In practice, these methodologies are not usually implemented as strictly as they are described, but the key units I describe below usually are.
Sprints
Sprints are two week units of work, and are the basic unit of scrum product management. It will include sprint planning, ‘grooming’ or writing and updating the basic units of work of a sprint (known as stories or sometimes just tickets), Retrospectives (mostly just called ‘retros’), and stand-ups.
Aside from those meetings, the work of the developers on a product team during the course of the sprint is to try to complete all the work assigned to them at the beginning of the sprint.
Planning
Sprint planning happens once every two weeks. The product manager and engineering manager will go over the highest priority pieces of work and assign them to members of team. They will make an attempt to assign the right amount of work that can be done within the two week period of that sprint.
Grooming
A grooming meeting with the whole team once per sprint, usually on the week when planning is not happening.
In a grooming meeting, the team reviews the tickets being worked on in current sprint to see if any context needs to be added.

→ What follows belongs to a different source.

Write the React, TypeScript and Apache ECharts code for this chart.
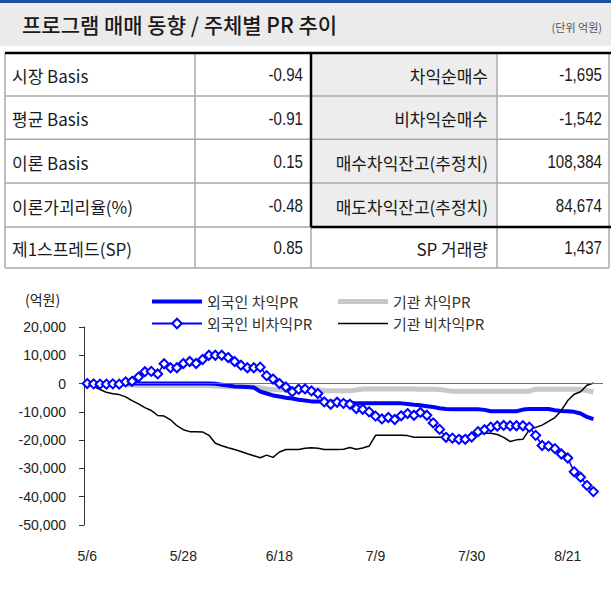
import React, { useEffect, useRef } from "react";
import * as echarts from "echarts";

const dates = [
  "5/6","5/7","5/8","5/11","5/12","5/13","5/14","5/15","5/18","5/19","5/20","5/21","5/22","5/26","5/27","5/28","5/29",
  "6/1","6/2","6/3","6/4","6/5","6/8","6/9","6/10","6/11","6/12","6/15","6/16","6/17","6/18","6/19","6/22","6/23","6/24","6/25","6/26","6/29","6/30",
  "7/1","7/2","7/3","7/6","7/7","7/8","7/9","7/10","7/13","7/14","7/15","7/16","7/17","7/20","7/21","7/22","7/23","7/24","7/27","7/28","7/29","7/30","7/31",
  "8/3","8/4","8/5","8/6","8/7","8/10","8/11","8/12","8/13","8/17","8/18","8/19","8/20","8/21","8/24","8/25","8/26","8/27","8/28",
];

const foreignArb = [
  0, 0, 0, 0, 0, 0, 0, 0, 0, 0,
  0, 0, 0, 0, 0, 0, 0, 0, 0, 0,
  -100, -400, -700, -1000, -1100, -1200, -1400, -2800, -3500, -4200,
  -4600, -5000, -5300, -5700, -6000, -6300, -6300, -6300, -6400, -6400,
  -6500, -6700, -7000, -7000, -7000, -7000, -7000, -7000, -7000, -7000,
  -7200, -7500, -7700, -8000, -8300, -8700, -9000, -9100, -9100, -9100,
  -9100, -9100, -9300, -9800, -9800, -9800, -9800, -9800, -9200, -9000,
  -9000, -9000, -9000, -9400, -9700, -9800, -10000, -10600, -11800, -12600,
];

const instArb = [
  0, 0, 0, 0, 0, 0, -300, -500, -700, -700,
  -700, -700, -700, -700, -700, -700, -700, -700, -700, -800,
  -900, -1000, -1100, -1100, -1100, -1100, -1200, -1500, -1900, -2200,
  -2200, -2200, -2200, -2200, -2200, -2200, -2200, -2500, -2500, -2500,
  -2500, -2500, -2300, -1900, -1900, -1900, -1900, -1900, -1900, -1900,
  -1900, -1900, -2000, -2000, -2000, -2100, -2400, -2700, -2700, -2700,
  -2700, -2700, -2700, -2700, -2700, -2700, -2700, -2700, -2700, -2700,
  -2000, -2000, -2000, -2000, -2000, -2000, -2000, -2100, -2500, -3000,
];

const foreignNonArb = [
  0, -100, -200, -200, -100, -200, 600, 800, 2300, 4200,
  4300, 3400, 7000, 5600, 5600, 7100, 7800, 7100, 8500, 10000,
  10000, 10000, 9200, 7800, 6500, 5600, 5600, 5800, 2800, 1600,
  0, -1200, -2900, -2000, -1900, -2600, -3500, -6500, -7300, -6600,
  -7000, -7300, -8800, -9100, -10000, -11500, -12500, -12000, -12700, -11400,
  -10600, -11200, -10200, -11200, -13900, -16200, -19000, -19300, -19700, -19700,
  -18900, -17000, -16300, -15400, -15000, -14800, -14900, -14900, -14900, -15400,
  -18300, -21900, -22100, -23000, -24900, -26300, -31200, -33100, -36000, -38200,
];

const instNonArb = [
  0, -1000, -2100, -3100, -3600, -3900, -4700, -6000, -7200, -8500,
  -9500, -11300, -11500, -12800, -14900, -16300, -17000, -17000, -17100, -18300,
  -21100, -22000, -22700, -23300, -24000, -24800, -25500, -26200, -25300, -26100,
  -24200, -23300, -23300, -23300, -22900, -22700, -22900, -23300, -23300, -23300,
  -23200, -22600, -23200, -22800, -22100, -18300, -18300, -18300, -18300, -18300,
  -18400, -19000, -19000, -19000, -19000, -19000, -19000, -19000, -18800, -18600,
  -18200, -17900, -17600, -17600, -18000, -19000, -20500, -19900, -19700, -16300,
  -15500, -14700, -13400, -12000, -9500, -6000, -3800, -2900, -600, 200,
];

const seriesNames = ["외국인 차익PR", "기관 차익PR", "외국인 비차익PR", "기관 비차익PR"];

const titleText = "프로그램 매매 동향 / 주체별 PR 추이";
const unitText = "(단위 억원)";
const axisUnit = "(억원)";

const leftLabels = ["시장 Basis", "평균 Basis", "이론 Basis", "이론가괴리율(%)", "제1스프레드(SP)"];
const leftValues = ["-0.94", "-0.91", "0.15", "-0.48", "0.85"];
const rightLabels = ["차익순매수", "비차익순매수", "매수차익잔고(추정치)", "매도차익잔고(추정치)", "SP 거래량"];
const rightValues = ["-1,695", "-1,542", "108,384", "84,674", "1,437"];

const KR = "'Noto Sans CJK KR', 'Noto Sans', sans-serif";
const LAT = "'Liberation Sans', Arial, sans-serif";

const lineIcon = (w: number) =>
  `path://M0,0M50,12M0,${6 - w / 2}L50,${6 - w / 2}L50,${6 + w / 2}L0,${6 + w / 2}Z`;

export default function App() {
  const ref = useRef<HTMLDivElement>(null);

  useEffect(() => {
    if (!ref.current) return;
    const chart = echarts.init(ref.current, null, { renderer: "svg" });

    const rowEdges = [53, 96, 139.3, 183, 227, 268];
    const colL = 5, col1 = 195, col2 = 311, col3 = 497, colR = 609;
    const gray = "#a8a8a8";

    const graphics: any[] = [];
    graphics.push({ type: "rect", shape: { x: 0, y: 0, width: 611, height: 3 }, style: { fill: "#1f4fa0" } });
    graphics.push({ type: "rect", shape: { x: 0, y: 3, width: 611, height: 43 }, style: { fill: "#ebebeb" } });
    graphics.push({
      type: "text", x: 22, y: 24,
      style: { text: titleText, font: `500 21px ${KR}`, fill: "#1a1a1a", textVerticalAlign: "middle", verticalAlign: "middle" },
    });
    graphics.push({
      type: "text", x: 602, y: 27,
      style: { text: unitText, font: `11px ${KR}`, fill: "#555", align: "right", textAlign: "right", verticalAlign: "middle", textVerticalAlign: "middle" },
    });
    graphics.push({ type: "rect", shape: { x: col2, y: rowEdges[0], width: col3 - col2, height: rowEdges[4] - rowEdges[0] }, style: { fill: "#ededed" } });
    const thin = (x1: number, y1: number, x2: number, y2: number) => ({
      type: "line", shape: { x1, y1, x2, y2 }, style: { stroke: gray, lineWidth: 1.5 },
    });
    for (let r = 1; r <= 3; r++) graphics.push(thin(colL, rowEdges[r], colR, rowEdges[r]));
    graphics.push(thin(colL, rowEdges[4], col2, rowEdges[4]));
    graphics.push(thin(colL, rowEdges[5], colR, rowEdges[5]));
    graphics.push(thin(colL, rowEdges[0], colL, rowEdges[5]));
    graphics.push(thin(col1, rowEdges[0], col1, rowEdges[5]));
    graphics.push(thin(col3, rowEdges[0], col3, rowEdges[5]));
    graphics.push(thin(colR, rowEdges[0], colR, rowEdges[5]));
    graphics.push(thin(col2, rowEdges[4], col2, rowEdges[5]));
    const thick = (x1: number, y1: number, x2: number, y2: number) => ({
      type: "line", shape: { x1, y1, x2, y2 }, style: { stroke: "#000", lineWidth: 2.5 },
    });
    graphics.push(thick(colL, rowEdges[0], 611, rowEdges[0]));
    graphics.push(thick(col2, rowEdges[0], col2, rowEdges[4]));
    graphics.push(thick(col2, rowEdges[4], 611, rowEdges[4]));

    const labelText = (text: string, x: number, y: number, align: string) => ({
      type: "text", x, y,
      style: { text, font: `17px ${KR}`, fill: "#1a1a1a", align, textAlign: align, verticalAlign: "middle", textVerticalAlign: "middle" },
    });
    const numText = (text: string, x: number, y: number) => ({
      type: "text", x, y, scaleX: 0.84,
      style: { text, font: `18px ${LAT}`, fill: "#1a1a1a", align: "right", textAlign: "right", verticalAlign: "middle", textVerticalAlign: "middle" },
    });
    for (let r = 0; r < 5; r++) {
      const cy = (rowEdges[r] + rowEdges[r + 1]) / 2 + 1;
      graphics.push(labelText(leftLabels[r], 12, cy, "left"));
      graphics.push(numText(leftValues[r], 303, cy));
      graphics.push(labelText(rightLabels[r], 488, cy, "right"));
      graphics.push(numText(rightValues[r], 602, cy));
    }
    graphics.push({
      type: "text", x: 25, y: 299,
      style: { text: axisUnit, font: `14px ${KR}`, fill: "#222", verticalAlign: "middle", textVerticalAlign: "middle" },
    });

    const legendText = { fontSize: 15, color: "#333", fontFamily: KR, lineHeight: 15 };

    chart.setOption({
      animation: false,
      backgroundColor: "#fff",
      graphic: graphics,
      legend: [
        {
          left: 146, top: 289, orient: "vertical", itemWidth: 50, itemHeight: 12, itemGap: 7,
          selectedMode: false, textStyle: legendText,
          data: [
            { name: seriesNames[0], icon: lineIcon(4) },
            { name: seriesNames[2] },
          ],
        },
        {
          left: 333, top: 289, orient: "vertical", itemWidth: 50, itemHeight: 12, itemGap: 7,
          selectedMode: false, textStyle: legendText,
          data: [
            { name: seriesNames[1], icon: lineIcon(5) },
            { name: seriesNames[3], icon: lineIcon(1.5) },
          ],
        },
      ],
      grid: { left: 84, right: 8, top: 327, bottom: 75 },
      xAxis: {
        type: "category",
        data: dates,
        boundaryGap: true,
        axisLine: { show: false },
        axisTick: { show: false },
        axisLabel: { interval: 14, margin: 24, fontSize: 14, color: "#222", fontFamily: LAT },
      },
      yAxis: {
        type: "value",
        min: -50000,
        max: 20000,
        interval: 10000,
        axisLine: { show: true, lineStyle: { color: "#333", width: 1 } },
        axisTick: { show: true, length: 5, lineStyle: { color: "#333" } },
        splitLine: { show: false },
        axisLabel: {
          margin: 18, fontSize: 14, color: "#222", fontFamily: LAT,
          formatter: (v: number) => v.toLocaleString("en-US"),
        },
      },
      series: [
        {
          name: seriesNames[1], type: "line", data: instArb, symbol: "none",
          lineStyle: { color: "#c8c8c8", width: 5 }, itemStyle: { color: "#c8c8c8" }, z: 2,
          markLine: {
            silent: true, symbol: ["none", "none"], label: { show: false },
            lineStyle: { color: "#6e6e6e", width: 1, type: "solid" },
            data: [{ yAxis: 0 }],
          },
        },
        {
          name: seriesNames[0], type: "line", data: foreignArb, symbol: "none",
          lineStyle: { color: "#0000ff", width: 4 }, itemStyle: { color: "#0000ff" }, z: 3,
        },
        {
          name: seriesNames[3], type: "line", data: instNonArb, symbol: "none",
          lineStyle: { color: "#000", width: 1.5 }, itemStyle: { color: "#000" }, z: 4,
        },
        {
          name: seriesNames[2], type: "line", data: foreignNonArb, symbol: "diamond", symbolSize: 9,
          showAllSymbol: true,
          lineStyle: { color: "#0000ff", width: 1.5 },
          itemStyle: { color: "#ffffff", borderColor: "#0000ff", borderWidth: 2 }, z: 5,
        },
      ],
    });

    return () => chart.dispose();
  }, []);

  return <div ref={ref} style={{ position: "fixed", left: 0, top: 0, width: 611, height: 600 }} />;
}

They also review tickets or stories for upcoming sprints, and fill in the details that are needed so a team member can pick up each ticket, read it and know what they have to do to implement the work described it it.
Retros
Retrospectives (retros) happen after the end of the sprint, and are a place to discuss what went well, what could have gone better, and what the team learned. During a retro the team can discuss any points of tension, and the team can write down what needs to be improved in the form of action items, which can be assigned and reviewed at the next retro.
Stand ups
Stand ups are a daily meeting for a product development team. Usually, each team member goes around to tell the rest of the team what they have been working on since the last stand up, what they will work on before the next one, and anything that’s preventing them from doing their work (known as blockers), so that the rest of the team can help them get un-blocked. These are usually short meetings of about 15 minutes.
Variations
There is plenty of room for variation within this very loosely generalized version of the process. For example, engineering teams may not work strictly in sprints. They might instead choose to use a Kanban system of just picking up new work when they finish what they are working on, instead of having work formally assigned at the beginning of a two week period.
There is also the waterfall method, where there is in theory less flexibility in what is planned and what is executed.
An interesting variation of user testing is described in the book Creative Selection by Ken Kocienda. It recalls the Apple software development process where the key unit of testing was the demo for other Apple employees, who used their own intuitions and taste to judge products and features throughout the design and development process.
Ultimately there are a lot of different ways to build software, and I have never been in a place where everyone did everything exactly as described above, but it is a good guideline to start with.